2. To come up with a solution on suspension of news ratings by BARC
Earlier this year, a committee was set up to review the guidelines of television rating agencies. The committee was chaired by Prasar Bharati CEO Shashi Shekhar Vempatti and had three other experts on board.
While the committee submitted its report to the ministry by the end of January 2021, the ministry had written a letter to BARC, asking them to maintain a ‘status quo’ on the ongoing issue of blackout of TV ratings for the news genre.
The news broadcasting fraternity is eagerly waiting for the ministry to come up with its observations based on the review submitted by the committee so that BARC can go ahead and make a decision to either release TV news viewership data or extend the blackout period.
3. Bring more clarity around amendments introduced to the Cable Television Network (Regulation) Act
A fortnight ago, the central government prescribed a three-tier grievance redressal mechanism for TV broadcasters by amending the Cable Television Networks (CTN) Rules in order to bring them at par with the over the top (OTT) and digital news platforms.
Like the IT rules, the amended CTN rules allow broadcasters to form more than one self-regulatory body (SRB). While some believe that the move will guarantee uniformity between TV and OTT and will give more authority to the SRBs, others are unsure whether the level of content self-regulation that may be achieved through these rules is constitutionally valid or not.
The new minister will be expected to take up the issue at the earliest and address all the questions raised by stakeholders on the same. The ministry is also expected to furnish more details and clarity on the criteria that SRBs need to adhere to in order to be recognized.
4. Ensuring 5G services don’t disrupt satellite television services
While broadcasters are not against 5G services, their only apprehension around the same is about the potential disruption in satellite television services.

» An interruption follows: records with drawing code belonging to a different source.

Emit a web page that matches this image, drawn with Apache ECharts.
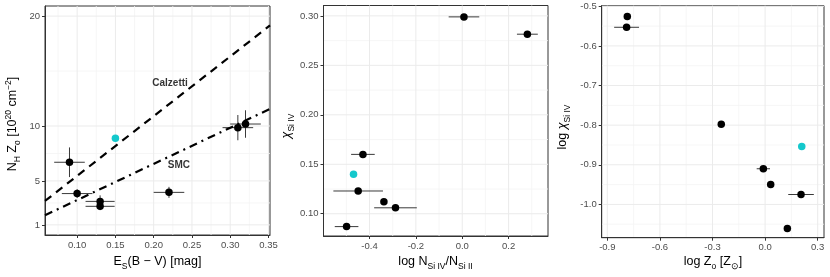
<!DOCTYPE html>
<html>
<head>
<meta charset="utf-8">
<script src="https://cdn.jsdelivr.net/npm/echarts@6/dist/echarts.min.js"></script>
<style>
html,body{margin:0;padding:0;background:#fff;}
#c{width:830px;height:277px;}
</style>
</head>
<body>
<div id="c"></div>
<script>
// ---------- Panel 1: N_H Z_o vs E_S(B-V) ----------
const p1X    = [0.09, 0.10, 0.13, 0.13, 0.22, 0.31, 0.32];
const p1Y    = [6.70, 3.85, 3.14, 2.69, 3.96, 9.85, 10.18];
const p1Xerr = [0.02, 0.02, 0.019, 0.019, 0.02, 0.02, 0.02];
const p1Yerr = [1.35, 0.40, 0.55, 0.35, 0.50, 1.15, 1.25];
const p1HlX  = [0.15];
const p1HlY  = [8.89];
const calzettiX = [0.058, 0.352];
const calzettiY = [3.18, 19.15];
const smcX = [0.058, 0.352];
const smcY = [1.88, 11.55];
const p1XTicks = [0.10, 0.15, 0.20, 0.25, 0.30, 0.35];
const p1XMinor = [0.075, 0.125, 0.175, 0.225, 0.275, 0.325];
const p1YTicks = [1, 5, 10, 20];
const p1YMinor = [3, 7.5, 15];

// ---------- Panel 2: chi_SiIV vs log N_SiIV/N_SiII ----------
const p2X    = [0.0074, 0.281, -0.4285, -0.449, -0.338, -0.288, -0.499];
const p2Y    = [0.299, 0.2815, 0.160, 0.123, 0.112, 0.106, 0.087];
const p2Xerr = [0.066, 0.045, 0.051, 0.107, 0.0, 0.092, 0.051];
const p2HlX  = [-0.469];
const p2HlY  = [0.140];
const p2XTicks = [-0.4, -0.2, 0.0, 0.2];
const p2XMinor = [-0.5, -0.3, -0.1, 0.1, 0.3];
const p2YTicks = [0.10, 0.15, 0.20, 0.25, 0.30];
const p2YMinor = [0.125, 0.175, 0.225, 0.275];

// ---------- Panel 3: log chi_SiIV vs log Z_o ----------
const p3X    = [-0.786, -0.79, -0.25, -0.01, 0.032, 0.205, 0.127];
const p3Y    = [-0.526, -0.553, -0.798, -0.910, -0.950, -0.975, -1.061];
const p3Xerr = [0.0, 0.071, 0.0, 0.038, 0.0, 0.073, 0.0];
const p3HlX  = [0.209];
const p3HlY  = [-0.854];
const p3XTicks = [-0.9, -0.6, -0.3, 0.0, 0.3];
const p3XMinor = [-0.75, -0.45, -0.15, 0.15];
const p3YTicks = [-1.0, -0.9, -0.8, -0.7, -0.6, -0.5];
const p3YMinor = [-1.05, -0.95, -0.85, -0.75, -0.65, -0.55];

// ---------- layout / style ----------
const FONT = '"Liberation Sans", Arial, sans-serif';
const TICK_COLOR = '#4D4D4D';
const BORDER = '#333333';
const CYAN = '#14C8CC';
const ranges = [
  {x: [0.058, 0.352], y: [0.08, 20.92]},
  {x: [-0.5986, 0.370], y: [0.0775, 0.3105]},
  {x: [-0.932, 0.336], y: [-1.084, -0.4985]}
];
const grids = [
  {left: 45, top: 6, width: 225, height: 229},
  {left: 323.5, top: 5.5, width: 224.5, height: 230.5},
  {left: 601.7, top: 5.7, width: 222.3, height: 232}
];

function fmt(d){ return v => (Math.abs(v) < 1e-9 ? 0 : v).toFixed(d); }

function mkAxis(kind, idx, ticks, dec){
  const r = ranges[idx][kind];
  return {
    type: 'value', gridIndex: idx, min: r[0], max: r[1],
    axisLine: {show: true, onZero: false, lineStyle: {color: BORDER, width: 1}},
    axisTick: {show: true, length: 3, customValues: ticks, lineStyle: {color: BORDER, width: 1}},
    axisLabel: {customValues: ticks, formatter: fmt(dec), color: TICK_COLOR, fontSize: 9.5,
                fontFamily: FONT, margin: 5},
    splitLine: {show: false}
  };
}

function gridLineSeries(idx, xMaj, xMin, yMaj, yMin){
  const r = ranges[idx];
  const ym = (r.y[0] + r.y[1]) / 2, xm = (r.x[0] + r.x[1]) / 2;
  const data = [];
  xMin.forEach(v => data.push([v, ym, 0, 0]));
  yMin.forEach(v => data.push([xm, v, 1, 0]));
  xMaj.forEach(v => data.push([v, ym, 0, 1]));
  yMaj.forEach(v => data.push([xm, v, 1, 1]));
  return {
    type: 'custom', xAxisIndex: idx, yAxisIndex: idx, silent: true, z: 0,
    data: data,
    renderItem: function(params, api){
      const cs = params.coordSys;
      const p = api.coord([api.value(0), api.value(1)]);
      const major = api.value(3) === 1;
      const shape = api.value(2) === 0
        ? {x1: p[0], y1: cs.y, x2: p[0], y2: cs.y + cs.height}
        : {x1: cs.x, y1: p[1], x2: cs.x + cs.width, y2: p[1]};
      return {type: 'line', shape: shape,
              style: {stroke: major ? '#EBEBEB' : '#F4F4F4', lineWidth: major ? 1 : 0.8}};
    }
  };
}

function errSeries(idx, xs, ys, xe, ye){
  const data = xs.map((x, i) => [x, ys[i], xe[i], ye ? ye[i] : 0]);
  return {
    type: 'custom', xAxisIndex: idx, yAxisIndex: idx, silent: true, z: 2,
    data: data,
    renderItem: function(params, api){
      const x = api.value(0), y = api.value(1), dx = api.value(2), dy = api.value(3);
      const ch = [];
      if (dx > 0){
        const a = api.coord([x - dx, y]), b = api.coord([x + dx, y]);
        ch.push({type: 'line', shape: {x1: a[0], y1: a[1], x2: b[0], y2: b[1]},
                 style: {stroke: '#3a3a3a', lineWidth: 1}});
      }
      if (dy > 0){
        const a = api.coord([x, y - dy]), b = api.coord([x, y + dy]);
        ch.push({type: 'line', shape: {x1: a[0], y1: a[1], x2: b[0], y2: b[1]},
                 style: {stroke: '#3a3a3a', lineWidth: 1}});
      }
      return {type: 'group', children: ch};
    }
  };
}

function ptSeries(idx, xs, ys, color){
  return {
    type: 'scatter', xAxisIndex: idx, yAxisIndex: idx, silent: true, z: 3,
    symbol: 'circle', symbolSize: 7.5,
    itemStyle: {color: color, opacity: 1},
    data: xs.map((x, i) => [x, ys[i]])
  };
}

function refLine(xs, ys, dash){
  return {
    type: 'line', xAxisIndex: 0, yAxisIndex: 0, silent: true, z: 2,
    symbol: 'none', data: xs.map((x, i) => [x, ys[i]]),
    lineStyle: {color: '#000', width: 2.2, type: dash, cap: 'butt'}
  };
}

function noteSeries(x, y, text){
  return {
    type: 'scatter', xAxisIndex: 0, yAxisIndex: 0, silent: true, z: 4,
    symbolSize: 0, data: [[x, y]],
    label: {show: true, position: 'inside', formatter: text, color: '#000',
            fontSize: 10, fontWeight: 'bold', fontFamily: FONT}
  };
}

const M = {fontSize: 12.5, fontFamily: FONT, fill: '#000', lineHeight: 18};
const S = {fontSize: 8.5, fontFamily: FONT, fill: '#000', lineHeight: 9, verticalAlign: 'bottom'};
const U = {fontSize: 8.5, fontFamily: FONT, fill: '#000', lineHeight: 9, verticalAlign: 'top'};
const MI = Object.assign({}, M, {fontStyle: 'italic'});
const richT = {m: M, s: S, u: U, mi: MI};

function title(x, y, text, rot){
  return {type: 'text', x: x, y: y, rotation: rot || 0, silent: true,
          style: {text: text, rich: richT, align: 'center', verticalAlign: 'middle',
                  font: '12.5px ' + FONT, fill: '#000'}};
}

const chart = echarts.init(document.getElementById('c'), null, {renderer: 'canvas'});
chart.setOption({
  animation: false,
  backgroundColor: '#fff',
  grid: grids.map(g => Object.assign({show: true, borderColor: BORDER, borderWidth: 1,
                                       backgroundColor: 'transparent', containLabel: false}, g)),
  xAxis: [mkAxis('x', 0, p1XTicks, 2), mkAxis('x', 1, p2XTicks, 1), mkAxis('x', 2, p3XTicks, 1)],
  yAxis: [
    Object.assign(mkAxis('y', 0, p1YTicks, 0)),
    mkAxis('y', 1, p2YTicks, 2),
    mkAxis('y', 2, p3YTicks, 1)
  ],
  series: [
    gridLineSeries(0, p1XTicks, p1XMinor, p1YTicks, p1YMinor),
    gridLineSeries(1, p2XTicks, p2XMinor, p2YTicks, p2YMinor),
    gridLineSeries(2, p3XTicks, p3XMinor, p3YTicks, p3YMinor),
    refLine(calzettiX, calzettiY, [8, 6]),
    refLine(smcX, smcY, [8, 5, 2, 5]),
    noteSeries(0.2214, 13.9, 'Calzetti'),
    noteSeries(0.233, 6.43, 'SMC'),
    errSeries(0, p1X, p1Y, p1Xerr, p1Yerr),
    ptSeries(0, p1X, p1Y, '#000'),
    ptSeries(0, p1HlX, p1HlY, CYAN),
    errSeries(1, p2X, p2Y, p2Xerr, null),
    ptSeries(1, p2X, p2Y, '#000'),
    ptSeries(1, p2HlX, p2HlY, CYAN),
    errSeries(2, p3X, p3Y, p3Xerr, null),
    ptSeries(2, p3X, p3Y, '#000'),
    ptSeries(2, p3HlX, p3HlY, CYAN)
  ],
  graphic: [
    title(157.5, 262, '{m|E}{s|S}{m|(B − V) [mag]}'),
    title(13, 124, '{m|N}{s|H}{m| Z}{s|o}{m| [10}{u|20}{m| cm}{u|−2}{m|]}', Math.PI / 2),
    title(435.5, 262, '{m|log N}{s|Si IV}{m|/N}{s|Si II}'),
    title(287, 126, '{mi|χ}{s|Si IV}', Math.PI / 2),
    title(713, 262, '{m|log Z}{s|o}{m| [Z}{s|⊙}{m|]}'),
    title(563, 127, '{m|log }{mi|χ}{s|Si IV}', Math.PI / 2)
  ]
});
</script>
</body>
</html>
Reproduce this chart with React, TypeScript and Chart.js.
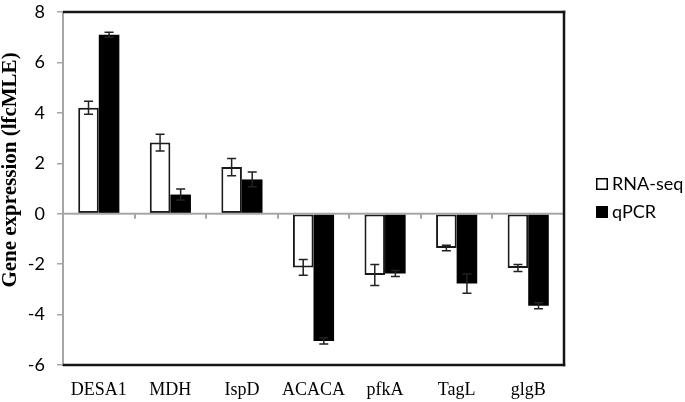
import React, { useEffect, useRef } from "react";
import { Chart, registerables } from "chart.js";

Chart.register(...registerables);

const categories = ["DESA1", "MDH", "IspD", "ACACA", "pfkA", "TagL", "glgB"];
const rnaSeq = [4.2, 2.82, 1.85, -2.13, -2.43, -1.36, -2.15];
const rnaSeqErr = [0.26, 0.33, 0.34, 0.31, 0.42, 0.11, 0.14];
const qpcr = [7.1, 0.76, 1.36, -5.05, -2.37, -2.77, -3.65];
const qpcrErr = [0.1, 0.22, 0.29, 0.12, 0.12, 0.38, 0.12];
const yTicks = [-6, -4, -2, 0, 2, 4, 6, 8];
const seriesNames = ["RNA-seq", "qPCR"];
const yTitle = "Gene expression (lfcMLE)";
const errs = [rnaSeqErr, qpcrErr];

const SANS = "Lato, 'Open Sans', sans-serif";
const SERIF = "'Liberation Serif', 'Times New Roman', serif";
const GRAY = "#a6a6a6";
const FRAME = "#151515";

const overlayPlugin = {
  id: "overlay",
  afterDraw(chart: any) {
    const ctx = chart.ctx;
    const ca = chart.chartArea;
    const yScale = chart.scales.y;
    const y0 = yScale.getPixelForValue(0);
    ctx.save();
    // zero line + category boundary ticks
    ctx.fillStyle = GRAY;
    ctx.fillRect(ca.left, y0 - 1, ca.right - ca.left, 2);
    const n = categories.length;
    const w = (ca.right - ca.left) / n;
    for (let i = 1; i < n; i++) {
      const x = Math.round(ca.left + i * w);
      ctx.fillRect(x - 1, y0, 2, 5);
    }
    // frame top/right/bottom
    ctx.fillStyle = FRAME;
    ctx.fillRect(ca.left, ca.top - 1.25, ca.right - ca.left + 1.25, 2.5);
    ctx.fillRect(ca.right - 1.25, ca.top - 1.25, 2.5, ca.bottom - ca.top + 2.5);
    ctx.fillRect(ca.left, ca.bottom - 1.25, ca.right - ca.left + 1.25, 2.5);
    // error bars
    ctx.strokeStyle = "#222";
    ctx.lineWidth = 1.5;
    for (let di = 0; di < chart.data.datasets.length; di++) {
      const ds = chart.data.datasets[di];
      const meta = chart.getDatasetMeta(di);
      for (let i = 0; i < meta.data.length; i++) {
        const bar = meta.data[i];
        const v = ds.data[i];
        const e = errs[di][i];
        const x = bar.x;
        const yt = yScale.getPixelForValue(v + e);
        const yb = yScale.getPixelForValue(v - e);
        const cap = 4.5;
        ctx.beginPath();
        ctx.moveTo(x, yt);
        ctx.lineTo(x, yb);
        ctx.moveTo(x - cap, yt);
        ctx.lineTo(x + cap, yt);
        ctx.moveTo(x - cap, yb);
        ctx.lineTo(x + cap, yb);
        ctx.stroke();
      }
    }
    // y title
    ctx.save();
    ctx.translate(11, 170);
    ctx.rotate(-Math.PI / 2);
    ctx.font = "bold 21px " + SERIF;
    ctx.fillStyle = "#000";
    ctx.textAlign = "center";
    ctx.textBaseline = "middle";
    ctx.fillText(yTitle, 0, 0);
    ctx.restore();
    // legend
    const lx = 597;
    const ys = [184, 212];
    const fills = ["#fff", "#000"];
    ctx.font = "18px " + SANS;
    ctx.textBaseline = "middle";
    ctx.textAlign = "left";
    for (let i = 0; i < 2; i++) {
      ctx.fillStyle = "#000";
      ctx.fillRect(lx - 1, ys[i] - 6, 12, 12);
      ctx.fillStyle = fills[i];
      ctx.fillRect(lx + 0.5, ys[i] - 4.5, 9, 9);
      ctx.fillStyle = "#000";
      ctx.fillText(seriesNames[i], lx + 15, ys[i]);
    }
    ctx.restore();
  },
};

export default function App() {
  const ref = useRef<HTMLCanvasElement | null>(null);
  useEffect(() => {
    if (!ref.current) return;
    const chart = new Chart(ref.current, {
      type: "bar",
      data: {
        labels: categories,
        datasets: [
          { label: seriesNames[0], data: rnaSeq, backgroundColor: "#ffffff", borderColor: "#1a1a1a", borderWidth: 2, borderSkipped: false },
          { label: seriesNames[1], data: qpcr, backgroundColor: "#000000", borderColor: "#000000", borderWidth: 0 },
        ],
      },
      options: {
        animation: false,
        responsive: false,
        maintainAspectRatio: false,
        layout: { padding: { left: 0, right: 121, top: 12, bottom: 0 } },
        datasets: { bar: { categoryPercentage: 0.575, barPercentage: 1 } },
        plugins: { legend: { display: false }, tooltip: { enabled: false } },
        scales: {
          x: {
            grid: { display: false },
            border: { display: true, color: FRAME, width: 2 },
            ticks: { color: "#000", font: { family: SERIF, size: 18 }, padding: 6, maxRotation: 0 },
            afterFit: (s: any) => { s.height = 37; s.paddingLeft = 0; s.paddingRight = 0; },
          },
          y: {
            min: -6,
            max: 8,
            afterBuildTicks: (s: any) => { s.ticks = yTicks.map((v) => ({ value: v })); },
            grid: { drawOnChartArea: false, drawTicks: true, tickLength: 6, color: GRAY, lineWidth: 1.5 },
            border: { display: true, color: GRAY, width: 2 },
            ticks: { color: "#000", font: { family: SANS, size: 18 }, padding: 12 },
            afterFit: (s: any) => { s.width = 63; s.paddingTop = 0; s.paddingBottom = 0; },
          },
        },
      },
      plugins: [overlayPlugin],
    });
    return () => chart.destroy();
  }, []);
  return (
    <div style={{ position: "fixed", left: 0, top: 0, width: 685, height: 402, background: "#fff" }}>
      <canvas ref={ref} width={685} height={402} style={{ width: 685, height: 402, display: "block" }} />
    </div>
  );
}
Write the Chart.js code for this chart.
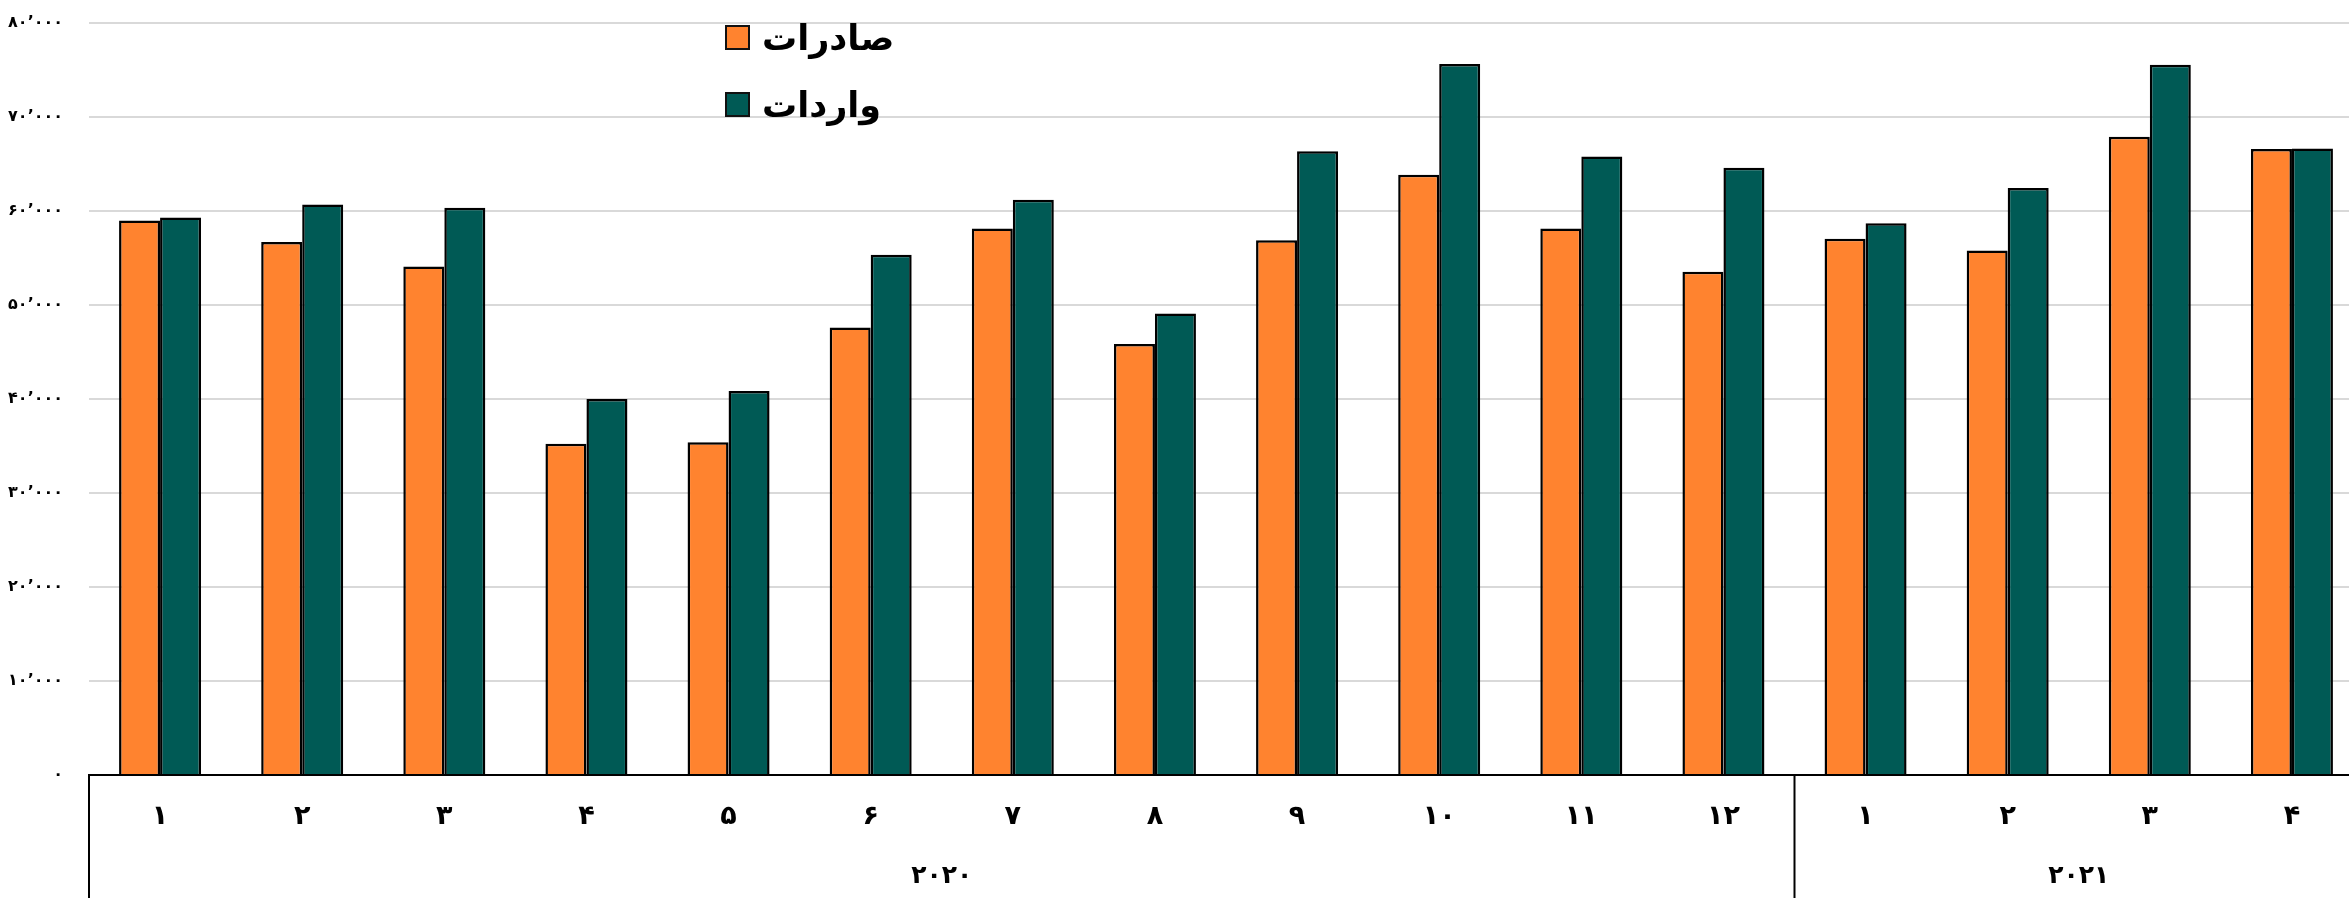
<!DOCTYPE html>
<html lang="fa">
<head>
<meta charset="utf-8">
<title>صادرات و واردات</title>
<script src="https://cdn.jsdelivr.net/npm/chart.js@4.4.1/dist/chart.umd.min.js"></script>
<style>
  html, body { margin: 0; padding: 0; background: #fff; overflow: hidden; }
  .wrap { position: relative; width: 2363px; height: 898px; }
  #legend {
    position: absolute; left: 725px; top: 4px;
    font-family: "DejaVu Sans", sans-serif; font-weight: bold; font-size: 35px; color: #000;
  }
  .item { display: flex; align-items: center; height: 67px; }
  .box { width: 21px; height: 21px; border: 2px solid #111; margin-right: 12px; }
</style>
</head>
<body>
<div class="wrap">
  <canvas id="chart"></canvas>
  <div id="legend"></div>
</div>
<script>
// data
const monthLabels = ["۱", "۲", "۳", "۴", "۵", "۶", "۷", "۸", "۹", "۱۰", "۱۱", "۱۲", "۱", "۲", "۳", "۴"];
const yearLabels = ["۲۰۲۰", "۲۰۲۱"];
const yearCounts = [12, 4];
const yTickLabels = ["۰", "۱۰٬۰۰۰", "۲۰٬۰۰۰", "۳۰٬۰۰۰", "۴۰٬۰۰۰", "۵۰٬۰۰۰", "۶۰٬۰۰۰", "۷۰٬۰۰۰", "۸۰٬۰۰۰"];

const seriesNames = ["صادرات", "واردات"];
const exportsData = [59000, 56700, 54100, 35250, 35400, 47600, 58150, 45850, 56900, 63850, 58150, 53550, 57050, 55800, 67900, 66600];
const importsData = [59300, 60700, 60350, 40000, 40850, 55350, 61200, 49100, 66350, 75650, 65800, 64600, 58700, 62450, 75550, 66650];

const ORANGE = "rgb(255, 131, 47)";
const TEAL = "rgb(0, 90, 85)";
const FONT = '"DejaVu Sans", sans-serif';

// year row under the month labels, with the group separators
const yearRow = {
  id: "yearRow",
  afterDraw(chart) {
    const { ctx, chartArea, scales: { x } } = chart;
    const half = (x.getPixelForValue(1) - x.getPixelForValue(0)) / 2;
    let start = 0;
    ctx.save();
    ctx.strokeStyle = "#000";
    ctx.lineWidth = 2;
    ctx.fillStyle = "#000";
    ctx.font = "bold 25px " + FONT;
    ctx.textAlign = "center";
    ctx.textBaseline = "middle";
    yearLabels.forEach((year, i) => {
      const left = x.getPixelForValue(start) - half;
      const right = x.getPixelForValue(start + yearCounts[i] - 1) + half;
      ctx.beginPath();
      ctx.moveTo(left, chartArea.bottom);
      ctx.lineTo(left, chart.height);
      ctx.stroke();
      ctx.fillText(year, (left + right) / 2, chartArea.bottom + 101);
      start += yearCounts[i];
    });
    ctx.restore();
  }
};

const ctx = document.getElementById("chart").getContext("2d");
const chart = new Chart(ctx, {
  type: "bar",
  data: {
    labels: monthLabels,
    datasets: [
      { label: seriesNames[0], data: exportsData, backgroundColor: ORANGE, borderColor: "#000", borderWidth: 2.5 },
      { label: seriesNames[1], data: importsData, backgroundColor: TEAL, borderColor: "#000", borderWidth: 2.5 }
    ]
  },
  options: {
    responsive: true,
    maintainAspectRatio: false,
    animation: false,
    layout: { padding: { top: 23, right: 0, bottom: 0, left: 0 } },
    datasets: { bar: { categoryPercentage: 0.577, barPercentage: 1 } },
    plugins: {
      legend: { display: false },
      tooltip: { enabled: false }
    },
    scales: {
      x: {
        grid: { display: false, drawTicks: false },
        border: { display: true, color: "#000", width: 2 },
        ticks: {
          color: "#000",
          font: { family: FONT, size: 27, weight: "bold" },
          padding: 26,
          maxRotation: 0,
          autoSkip: false
        },
        afterFit: (scale) => { scale.height = 123; }
      },
      y: {
        min: 0,
        max: 80000,
        grid: {
          drawTicks: false,
          lineWidth: 2,
          color: (c) => (c.tick && c.tick.value === 0 ? "rgba(0,0,0,0)" : "#d9d9d9")
        },
        border: { display: false },
        ticks: {
          stepSize: 10000,
          color: "#000",
          font: { family: FONT, size: 16, weight: "bold" },
          padding: 26,
          callback: (v, i) => yTickLabels[i]
        },
        afterFit: (scale) => {
          scale.width = 89;
          scale.paddingTop = 0;
          scale.paddingBottom = 0;
        }
      }
    }
  },
  plugins: [yearRow]
});

// legend as html, built from the datasets
const legend = document.getElementById("legend");
chart.data.datasets.forEach((ds) => {
  const row = document.createElement("div");
  row.className = "item";
  const box = document.createElement("span");
  box.className = "box";
  box.style.background = ds.backgroundColor;
  const txt = document.createElement("span");
  txt.textContent = ds.label;
  row.appendChild(box);
  row.appendChild(txt);
  legend.appendChild(row);
});
</script>
</body>
</html>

Mostly all C-Band satellites use the band of frequencies between 3.7 GHz and 4.2 GHz for their downlinks. Since most television channels operate between 3.7 GHz and 4.9 GHz, broadcasters fear interruption in signals as spectrum in the range of 3.00 GHz to 3.6 GHz has been identified for 5G usages in the country.
Broadcasters have expressed concerns around this possible clash of bands and expect the government to secure their bands and ensure that there is no clash with 5G bands.
5. Facilitating OTT Self-regulatory model without government intervention
The New IT Rules apart, MIB has always insisted on maintaining a clear mandate for the OTT industry and self-regulation. The ministry has consistently maintained its stand on not introducing a statutory body but helping the players set up a self-regulation process.
Last year, MIB had also asked OTT players to set up an adjudicatory body and finalize a code of conduct. The new MIB ministry will be expected to take up the issue and help players adopt self-regulation on mutually agreeable terms.